Paycards have a rough rep in the mainstream press and are getting renewed regulatory scrutiny. Here’s why the bumps in the road are just temporary and firms streamlining payments — and the employees they pay — get real value from the cards, according to rapid! PayCard SVP of Corporate Payments Chris Ruppel.
The paycard has had a tough go of it lately, as measured by back and forth in the financial trade press and by the increased glare of regulators looking at where, when and how the cards can be used. The movement to bring unbanked and underbanked workers away from the limitations of cash and into electronic transactions is one that has been given lots of ink, virtual and otherwise.
In one recent announcement that shed some additional light on electronic payroll and financial inclusion, Avionté Staffing Software said it has a new tech partnership in place with rapid! PayCard, tied to Avionté version 16.1. That partnership serves the staffing software firm’s 400 staffing clients, with emphasis on electronic payments.
Chris Ruppel, who serves as rapid! PayCard’s senior vice president, told PYMNTS that the overall trend for paycards has been a positive one, with momentum seen since 2009 and initial periods of education necessary for business owners. The effect has been one where larger employers have adopted the cards most readily (as they have higher costs of actually processing payroll and logistical challenges of doing that on a consistent basis), with usage seen relatively lighter in the smaller-sized firms with unbanked employees.
So, too, explained Ruppel, has it been necessary to educate the consumers who eventually would come to rely on that payment methodology. Ruppel said that there are some assertions by critics that the cards have hidden costs or fees tied to them that, in fact, make them more expensive to pursue than paper checks. For the unbanked, noted the executive, check cashing and other services take significant fees versus cards, which, unlike some bank accounts, “require no minimum balance.” For employers, there is the risk of noncompliance with some state laws (depending on the state), and as a result, “we have to help with education,” especially as state-level and federal-level forces come to bear on the industry.
Mobile functionality is an important part of daily financial management, and apps are finding increasing adoption.
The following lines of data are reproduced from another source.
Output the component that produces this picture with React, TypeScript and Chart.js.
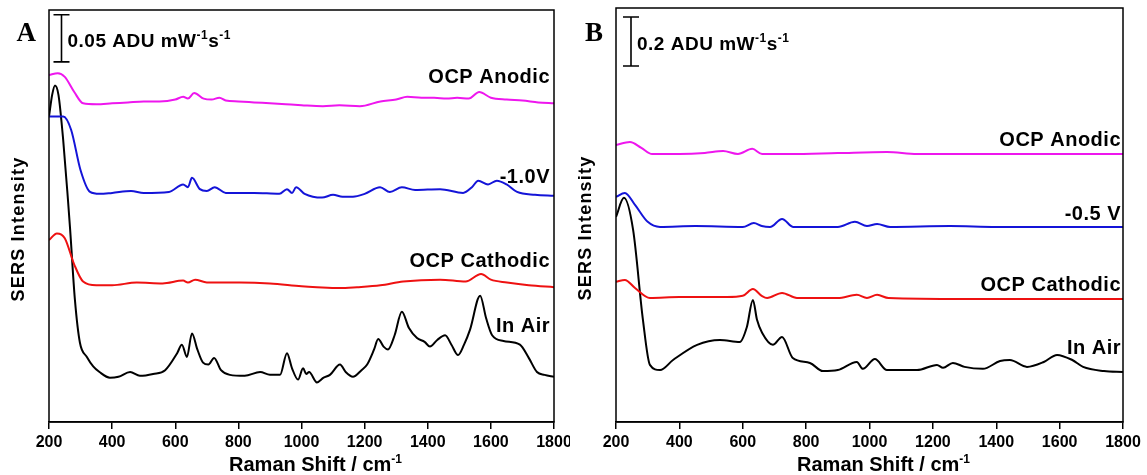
import React, { useEffect, useRef } from "react";
import { Chart, registerables } from "chart.js";

Chart.register(...registerables);

// ---------- Panel A data (Raman shift cm-1, displayed intensity in ADU mW-1 s-1, offset) ----------
const aAnodicX = [200, 228, 250, 280, 308, 350, 400, 450, 500, 550, 600, 625, 640, 660, 690, 715, 740, 760, 800, 850, 900, 950, 1000, 1068, 1120, 1185, 1250, 1300, 1335, 1380, 1420, 1460, 1493, 1530, 1563, 1600, 1650, 1700, 1750, 1800];
const aAnodicY = [0.371, 0.373, 0.369, 0.353, 0.341, 0.340, 0.341, 0.342, 0.343, 0.343, 0.345, 0.348, 0.346, 0.352, 0.346, 0.345, 0.347, 0.344, 0.343, 0.342, 0.341, 0.340, 0.339, 0.338, 0.339, 0.338, 0.343, 0.345, 0.348, 0.347, 0.347, 0.346, 0.347, 0.346, 0.353, 0.347, 0.345, 0.344, 0.342, 0.341];

const aNeg10X = [200, 245, 270, 300, 330, 360, 400, 460, 500, 580, 625, 640, 653, 678, 700, 725, 760, 850, 930, 954, 970, 983, 1010, 1065, 1100, 1130, 1163, 1200, 1249, 1280, 1318, 1360, 1439, 1512, 1540, 1560, 1591, 1619, 1650, 1683, 1740, 1800];
const aNeg10Y = [0.327, 0.327, 0.313, 0.270, 0.247, 0.245, 0.246, 0.248, 0.246, 0.247, 0.255, 0.252, 0.262, 0.250, 0.248, 0.252, 0.246, 0.246, 0.245, 0.250, 0.246, 0.252, 0.245, 0.241, 0.244, 0.242, 0.242, 0.245, 0.252, 0.247, 0.252, 0.249, 0.250, 0.246, 0.252, 0.259, 0.255, 0.259, 0.255, 0.247, 0.244, 0.243];

const aCathodicX = [200, 225, 250, 280, 308, 350, 400, 478, 560, 625, 640, 663, 700, 805, 900, 1000, 1049, 1120, 1176, 1250, 1322, 1439, 1520, 1569, 1600, 1651, 1720, 1800];
const aCathodicY = [0.196, 0.203, 0.198, 0.170, 0.152, 0.148, 0.148, 0.151, 0.150, 0.153, 0.151, 0.154, 0.151, 0.151, 0.150, 0.147, 0.146, 0.145, 0.146, 0.148, 0.152, 0.154, 0.152, 0.160, 0.154, 0.151, 0.148, 0.146];

const aAirX = [200, 210, 219, 230, 245, 260, 267, 282, 298, 320, 340, 360, 393, 420, 457, 488, 530, 568, 606, 621, 637, 653, 670, 688, 705, 723, 745, 773, 820, 869, 900, 932, 954, 970, 989, 1005, 1015, 1024, 1049, 1070, 1090, 1122, 1140, 1163, 1190, 1208, 1230, 1243, 1260, 1274, 1295, 1318, 1340, 1366, 1390, 1407, 1430, 1455, 1475, 1496, 1515, 1534, 1566, 1585, 1604, 1640, 1692, 1720, 1746, 1770, 1800];
const aAirY = [0.327, 0.350, 0.360, 0.350, 0.302, 0.239, 0.207, 0.133, 0.087, 0.072, 0.062, 0.056, 0.050, 0.051, 0.056, 0.052, 0.054, 0.058, 0.076, 0.085, 0.072, 0.097, 0.080, 0.066, 0.064, 0.071, 0.058, 0.053, 0.052, 0.056, 0.053, 0.053, 0.076, 0.060, 0.048, 0.060, 0.054, 0.056, 0.045, 0.050, 0.053, 0.064, 0.056, 0.051, 0.058, 0.064, 0.080, 0.091, 0.083, 0.080, 0.095, 0.120, 0.103, 0.092, 0.088, 0.083, 0.090, 0.095, 0.085, 0.074, 0.085, 0.101, 0.137, 0.113, 0.095, 0.089, 0.085, 0.071, 0.056, 0.053, 0.051];

// ---------- Panel B data ----------
const bAnodicX = [200, 244, 280, 314, 400, 480, 538, 585, 630, 661, 750, 900, 1055, 1150, 1300, 1500, 1650, 1800];
const bAnodicY = [1.143, 1.155, 1.131, 1.106, 1.106, 1.110, 1.118, 1.106, 1.127, 1.106, 1.106, 1.110, 1.114, 1.106, 1.106, 1.106, 1.106, 1.106];

const bNeg05X = [200, 228, 260, 300, 339, 450, 600, 635, 660, 686, 724, 760, 900, 954, 992, 1024, 1065, 1254, 1400, 1600, 1800];
const bNeg05Y = [0.931, 0.947, 0.898, 0.829, 0.808, 0.812, 0.808, 0.824, 0.812, 0.808, 0.841, 0.808, 0.808, 0.829, 0.812, 0.820, 0.808, 0.812, 0.808, 0.808, 0.808];

const bCathodicX = [200, 228, 260, 307, 400, 550, 600, 632, 660, 677, 724, 771, 900, 960, 992, 1024, 1060, 1300, 1600, 1800];
const bCathodicY = [0.584, 0.592, 0.559, 0.518, 0.522, 0.522, 0.527, 0.555, 0.527, 0.518, 0.539, 0.518, 0.518, 0.531, 0.518, 0.531, 0.518, 0.514, 0.514, 0.514];

const bAirX = [200, 225, 254, 285, 307, 339, 380, 456, 528, 591, 613, 632, 645, 661, 695, 724, 758, 812, 853, 900, 960, 979, 1017, 1055, 1150, 1213, 1232, 1263, 1300, 1358, 1412, 1443, 1497, 1550, 1592, 1640, 1674, 1740, 1800];
const bAirY = [0.849, 0.927, 0.796, 0.429, 0.245, 0.224, 0.265, 0.327, 0.347, 0.339, 0.400, 0.510, 0.429, 0.376, 0.327, 0.359, 0.273, 0.253, 0.220, 0.224, 0.257, 0.229, 0.269, 0.224, 0.224, 0.245, 0.233, 0.253, 0.237, 0.229, 0.261, 0.265, 0.237, 0.257, 0.286, 0.265, 0.237, 0.220, 0.216];

const xTicks = [200, 400, 600, 800, 1000, 1200, 1400, 1600, 1800];

const seriesLabelsA = ["OCP Anodic", "-1.0V", "OCP Cathodic", "In Air"];
const labelYA = [0.368, 0.262, 0.173, 0.104];
const seriesLabelsB = ["OCP Anodic", "-0.5 V", "OCP Cathodic", "In Air"];
const labelYB = [1.163, 0.861, 0.571, 0.314];

const COLORS = ["#ee16ee", "#1414d8", "#ee1111", "#000000"];

type PanelCfg = {
  letter: string;
  scaleValue: string;
  scaleFrom: number;
  scaleTo: number;
  yMin: number;
  yMax: number;
  series: { x: number[]; y: number[] }[];
  labels: string[];
  labelY: number[];
  pad: { left: number; right: number; top: number };
  labelRightInset: number;
  barInset: number;
};

const panelA: PanelCfg = {
  letter: "A",
  scaleValue: "0.05",
  scaleFrom: 0.385,
  scaleTo: 0.435,
  yMin: 0.003,
  yMax: 0.44,
  series: [
    { x: aAnodicX, y: aAnodicY },
    { x: aNeg10X, y: aNeg10Y },
    { x: aCathodicX, y: aCathodicY },
    { x: aAirX, y: aAirY },
  ],
  labels: seriesLabelsA,
  labelY: labelYA,
  pad: { left: 49, right: 16, top: 10 },
  labelRightInset: 4,
  barInset: 12.5,
};

const panelB: PanelCfg = {
  letter: "B",
  scaleValue: "0.2",
  scaleFrom: 1.465,
  scaleTo: 1.665,
  yMin: 0.012,
  yMax: 1.702,
  series: [
    { x: bAnodicX, y: bAnodicY },
    { x: bNeg05X, y: bNeg05Y },
    { x: bCathodicX, y: bCathodicY },
    { x: bAirX, y: bAirY },
  ],
  labels: seriesLabelsB,
  labelY: labelYB,
  pad: { left: 46, right: 24, top: 8 },
  labelRightInset: 2,
  barInset: 15,
};

const SANS = "Arial, 'Liberation Sans', sans-serif";

function drawSup(ctx: CanvasRenderingContext2D, parts: [string, boolean][], x: number, y: number, size: number) {
  let cx = x;
  for (const [t, sup] of parts) {
    ctx.font = `bold ${sup ? Math.round(size * 0.62) : size}px ${SANS}`;
    ctx.fillText(t, cx, sup ? y - size * 0.42 : y);
    cx += ctx.measureText(t).width;
  }
  return cx - x;
}

function measureSup(ctx: CanvasRenderingContext2D, parts: [string, boolean][], size: number) {
  let w = 0;
  for (const [t, sup] of parts) {
    ctx.font = `bold ${sup ? Math.round(size * 0.62) : size}px ${SANS}`;
    w += ctx.measureText(t).width;
  }
  return w;
}

function Panel({ cfg, width, left }: { cfg: PanelCfg; width: number; left: number }) {
  const ref = useRef<HTMLCanvasElement>(null);
  useEffect(() => {
    if (!ref.current) return;
    const decor = {
      id: "decor",
      afterDraw(chart: any) {
        const ctx = chart.ctx as CanvasRenderingContext2D;
        const ca = chart.chartArea;
        const ys = chart.scales.y;
        ctx.save();
        // frame
        ctx.strokeStyle = "#000";
        ctx.lineWidth = 1.5;
        ctx.strokeRect(ca.left, ca.top, ca.right - ca.left, ca.bottom - ca.top);
        // panel letter
        ctx.fillStyle = "#000";
        ctx.font = "bold 27px 'Liberation Serif', 'Times New Roman', serif";
        ctx.textAlign = "right";
        ctx.textBaseline = "middle";
        ctx.fillText(cfg.letter, ca.left - 13, 34);
        // scale bar
        const bx = ca.left + cfg.barInset;
        const y1 = ys.getPixelForValue(cfg.scaleFrom);
        const y2 = ys.getPixelForValue(cfg.scaleTo);
        ctx.lineWidth = 1.6;
        ctx.beginPath();
        ctx.moveTo(bx, y1);
        ctx.lineTo(bx, y2);
        ctx.moveTo(bx - 8, y1);
        ctx.lineTo(bx + 8, y1);
        ctx.moveTo(bx - 8, y2);
        ctx.lineTo(bx + 8, y2);
        ctx.stroke();
        ctx.textAlign = "left";
        ctx.textBaseline = "alphabetic";
        (ctx as any).letterSpacing = "0.5px";
        drawSup(
          ctx,
          [
            [cfg.scaleValue + " ADU mW", false],
            ["-1", true],
            ["s", false],
            ["-1", true],
          ],
          bx + 6,
          (y1 + y2) / 2 + 8.5,
          19
        );
        // series labels
        ctx.font = `bold 20px ${SANS}`;
        (ctx as any).letterSpacing = "0.5px";
        ctx.textAlign = "right";
        ctx.textBaseline = "middle";
        cfg.labels.forEach((t, i) => {
          ctx.fillText(t, ca.right - cfg.labelRightInset, ys.getPixelForValue(cfg.labelY[i]));
        });
        (ctx as any).letterSpacing = "0px";
        // x title
        const parts: [string, boolean][] = [
          ["Raman Shift / cm", false],
          ["-1", true],
        ];
        const tw = measureSup(ctx, parts, 20);
        ctx.textAlign = "left";
        ctx.textBaseline = "alphabetic";
        const cxm = (ca.left + ca.right) / 2 + 14;
        drawSup(ctx, parts, cxm - tw / 2, 471, 20);
        // y title
        ctx.save();
        ctx.translate(ca.left - 30, (ca.top + ca.bottom) / 2 + 13);
        ctx.rotate(-Math.PI / 2);
        ctx.font = `bold 18px ${SANS}`;
        (ctx as any).letterSpacing = "1.2px";
        ctx.textAlign = "center";
        ctx.textBaseline = "middle";
        ctx.fillText("SERS Intensity", 0, 0);
        ctx.restore();
        ctx.restore();
      },
    };
    const chart = new Chart(ref.current, {
      type: "line",
      data: {
        datasets: cfg.series.map((s, i) => ({
          data: s.x.map((x, j) => ({ x, y: s.y[j] })),
          borderColor: COLORS[i],
          borderWidth: 2,
          pointRadius: 0,
          fill: false,
          tension: 0.35,
          cubicInterpolationMode: "monotone" as const,
        })),
      },
      options: {
        animation: false,
        responsive: false,
        maintainAspectRatio: false,
        layout: { padding: { left: cfg.pad.left, right: cfg.pad.right, top: cfg.pad.top, bottom: 0 } },
        plugins: { legend: { display: false }, tooltip: { enabled: false } },
        scales: {
          x: {
            type: "linear",
            min: 200,
            max: 1800,
            afterBuildTicks: (s: any) => {
              s.ticks = xTicks.map((v) => ({ value: v }));
            },
            afterFit: (s: any) => {
              s.height = 53;
              s.paddingLeft = 0;
              s.paddingRight = 0;
            },
            ticks: {
              color: "#000",
              font: { family: SANS, size: 16, weight: "bold" },
              padding: 4,
              maxRotation: 0,
              autoSkip: false,
              callback: (v: any) => String(v),
            },
            grid: {
              display: true,
              drawOnChartArea: false,
              drawTicks: true,
              tickLength: 7,
              color: "#000",
              lineWidth: 1.5,
            },
            border: { display: true, color: "#000", width: 1.5 },
          },
          y: { display: false, min: cfg.yMin, max: cfg.yMax },
        },
      },
      plugins: [decor],
    });
    return () => chart.destroy();
  }, [cfg]);
  return (
    <canvas
      ref={ref}
      width={width}
      height={475}
      style={{ position: "absolute", left, top: 0, width, height: 475 }}
    />
  );
}

export default function App() {
  return (
    <div style={{ position: "absolute", left: 0, top: 0, width: 1147, height: 475, background: "#fff" }}>
      <Panel cfg={panelA} width={570} left={0} />
      <Panel cfg={panelB} width={577} left={570} />
    </div>
  );
}
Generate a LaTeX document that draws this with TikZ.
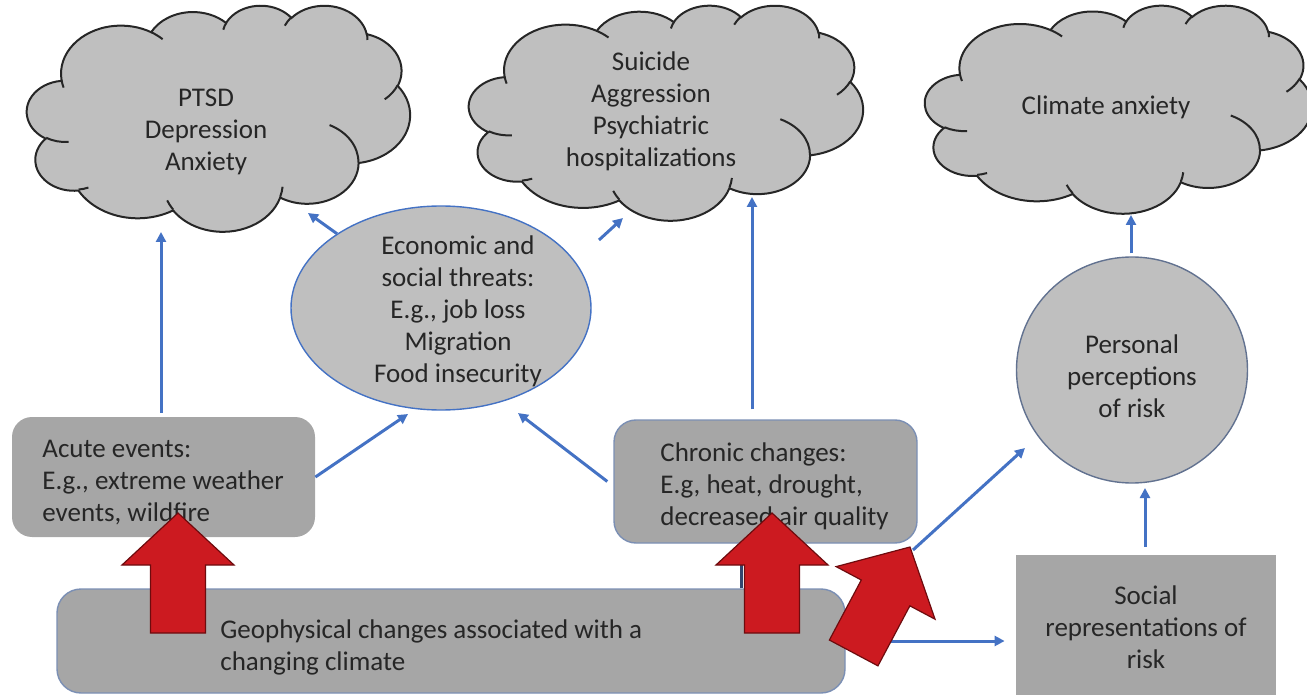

Rapid! PayCard has enabled users to log in and activate cards through devices and check balances, among other functions. One trend that comes in tandem with that technological advance — managing financial activity through mobile channels — is the use of prepaid cards by millennials, who are more tech-savvy and also tend to have a relatively higher-income profile than other groups. That demographic has, according to third-party research by Visa, been prone to feel that traditional banking relationships and accounts are too costly in terms of fees and time.